A spokesman for Red Power United said Wednesday morning that blockades were planned for either Hwy 400 or Hwy 403 next Thursday to tell the world ” that everything is not okay in Canada for Native people.” A blockade is also planned on the Trans-Canada Highway the same day near Thunder Bay, Ont.
Hwy 403 runs from Woodstock, Ont., to Mississauga, Ont., and Hwy 400 runs north between Toronto and Barrie, Ont.
Harrison Friesen said plans have been in the works for the actions since April and warnings from the Canada Security Intelligence Service to avoid blockades around Toronto have only increased their support.
“(Warnings from CSIS) have not had a negative affect on us,” said Friesen. “After the CSIS issue more support was shown for us.”
World leaders are gathering in Toronto on June 26-27 for the G20 summit, which will be preceded by a G8 summit in Muskoka, Ontario’s cottage country, from June 25-26.
Friesen said plans are to hold the”non-violent” blockades for as long as it takes to have their message heard.
“We want the Stephen Harper government to realize that we will not back down,” said Friesen. “We will only resist if (police) threaten violence against us. WE want these to be peaceful blockade demonstrations and nothing more than that. I will not allow any of our people to be harmed on that day.”
Friesen said he expects between 20 to 30 men and women to participate in the Toronto-area blockades.

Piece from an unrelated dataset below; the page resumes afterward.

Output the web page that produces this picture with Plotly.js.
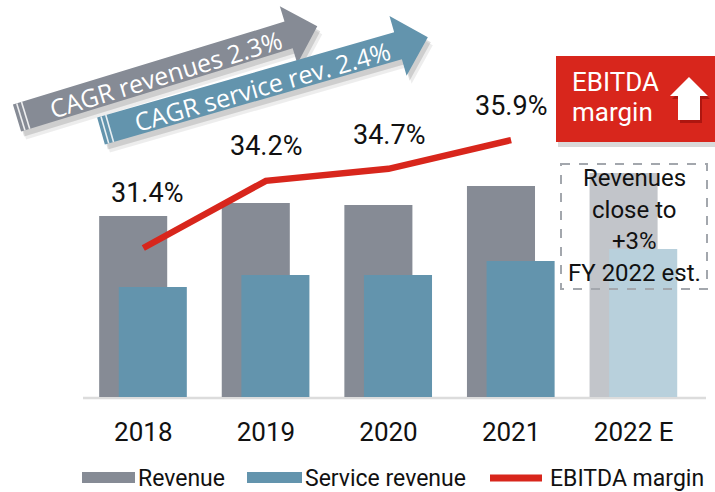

Michael Boucher, from Fort William First Nation, Ont., said he expects about 200 people to turn out for a planned five hour blockade on the Trans-Canada Highway near the Terry Fox monument. He is meeting with the Ontario Provincial Police Wednesday to inform them of their plans.
“I have two children and I was thinking that by the time my kids are older, with they way things are going, their rights are going to be diminished,” he said. “I am fighting for my children’s rights and my family and friends.”
In an exchange captured on video by APTN National News, a CSIS agent by the name of “Victoria” warned Friesen his group could face a reaction from foreign security agencies if they blocked Hwy 400 north of Toronto.
“I will tell you that straight up because there’s going to be people travelling there from all over the world and different countries do not have the same perspective on activists as our county does,” the woman says. “There’s other forces that are from other countries that will not put up with a blockade in front of their president.”
Ontario was facing major economic disruptions this month over the implementation of the Harmonized Sales Tax on July 1 which threatened to end the existing point-of-sale provincial tax exemption for off-reserve purchases for status card holding First Nations. An 11th hour deal, however, appears to be in the works with an announcement expected by Friday at the latest.
First Nations communities had vowed to set up rail and highway blockades along with toll booths across Ontario if Queens Park and Ottawa failed to find way to preserve the provincial tax exemption.